With the Assembly elections in Uttar Pradesh a few months away, the pieces on the chessboard of politics have started moving. The main Opposition force, the Samajwadi Party (SP), has sharpened its strategy to breach the consolidated non-Yadav OBC support base of BJP allies by rolling out its women-led PDA (Pichhda, Dalit, Alpsankhyak) outreach.
For the past few years, the BJP has relied on its network of regional allies in the state to secure key non-Yadav OBC constituencies. The Apna Dal (Sonelal) is seen to be influential among the Kurmi-Patels, the Suheldev Bharatiya Samaj Party (SBSP) among Rajbhars, and the NISHAD Party among riverine communities such as Nishad, Mallah, and Kewat. Together, these groups form a decisive electoral bloc, particularly in Purvanchal or eastern UP.
Beyond M-Y formula
Traditionally anchored in the Muslim-Yadav (M-Y) combination, the SP has been attempting a broader social coalition since the last election and appears to have doubled down on this strategy. Its recent moves suggest a calibrated effort to symbolically and organisationally penetrate caste bases aligned with NDA using women’s leadership as the pivot.
The appointment of Seema Rajbhar as national president of the SP Mahila Sabha is being seen as a direct outreach to the Rajbhar community, mobilised politically by SBSP chief Om Prakash Rajbhar. Hailing from Ballia in eastern UP, her elevation signals the SP’s intent to expand its footprint in districts where the SBSP has influence. A former SBSP worker, Seema Rajbhar has been publicly critical of Rajbhar.
The Rajbhar community is estimated to constitute around 4-5% of the state’s population, mainly concentrated in districts such as Ghazipur, Azamgarh, Ballia, Chandauli, Gorakhpur, Jaunpur and Mau. The SBSP currently has six MLAs – elected in alliance with the SP in 2022 before switching to the NDA, with Om Prakash Rajbhar now a state minister.

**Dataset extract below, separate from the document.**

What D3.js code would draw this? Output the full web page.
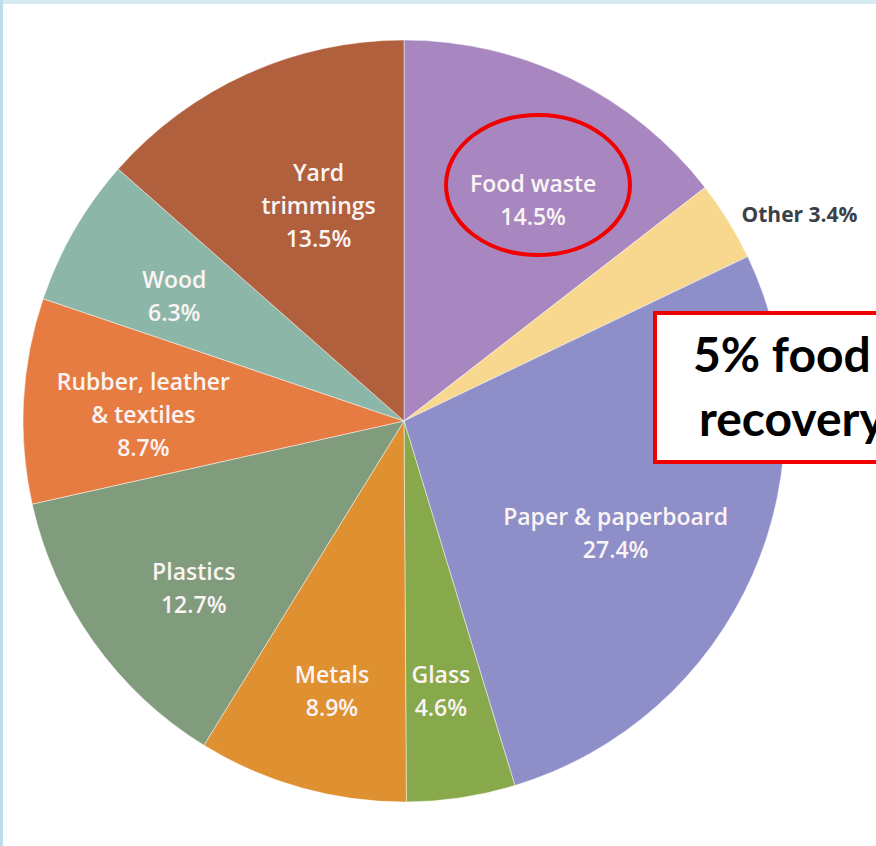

Similarly, the SP’s appointment of Rukmani Nishad, sister of former MP Phoolan Devi, as the state head of its women’s wing is seen as outreach to the Nishad-Mallah-Kewat cluster. This group, estimated at 5-6% of the population, is influential in riverine belts, the Terai region and parts of Purvanchal. The move directly challenges the BJP’s ally, the NISHAD Party led by Sanjay Nishad.
The NISHAD Party currently has five MLAs. The community’s presence extends beyond eastern UP into parts of central Uttar Pradesh, potentially influencing outcomes in 25-30 Assembly seats.
The Kurmi factor
The SP’s outreach to Kurmi-Patels— another crucial OBC bloc comprising roughly 7-8% of the population — is more complex. The party once had influential Kurmi leaders such as Beni Prasad Verma, a founding member, but has in recent years sought to build new leadership within the community.
Ahead of the 2022 Assembly elections, the SP brought in Pallavi Patel, leader of the Apna Dal (Kamerawadi) faction and daughter of Apna Dal founder Sone Lal Patel. She contested on an SP ticket from Sirathu against then Deputy Chief Minister Keshav Prasad Maurya and won, a result seen as symbolically significant.
Pallavi, the sister of Union Minister Anupriya Patel, continues to be an SP MLA, though her intermittent dissent has raised questions. Her presence nonetheless provides the SP with a channel into the Kurmi-Patel vote base, where the Apna Dal (Sonelal) remains a dominant NDA ally, with 13 MLAs and representation in both the Union and state governments.
Why a women-led PDA strategy
Party insiders say the women-focused appointments serve multiple political purposes.
First is social signalling: elevating women from marginalised OBC communities to reinforce the PDA narrative while countering the BJP’s charge that the Opposition underrepresent women. Second is targeted mobilisation. It shows that the party draws its leaders from specific caste groups, thus enabling outreach in regions where caste identity continues to shape voting behaviour.
Third, it is a direct counter to NDA allies. Two of them — the SBSP and the NISHAD Party — were once aligned with the SP. By mirroring their caste bases through women leaders, the SP is attempting to reclaim lost ground.
The strategy also seeks to respond to the BJP’s narrative portraying the Opposition as “anti-women”, especially in the aftermath of the women’s reservation Bill failing to clear Parliament.
The strategy is particularly focused on eastern Uttar Pradesh, where NDA allies have a strong presence: the SBSP in Mau, Ghazipur, Ballia and Jaunpur; the NISHAD Party in Sant Kabir Nagar, Kushinagar and Maharajganj; and Apna Dal’s wider influence across the state.
By installing women leaders drawn from these communities and regions, the SP appears to be attempting a ground-up mobilisation that goes beyond its traditional vote banks.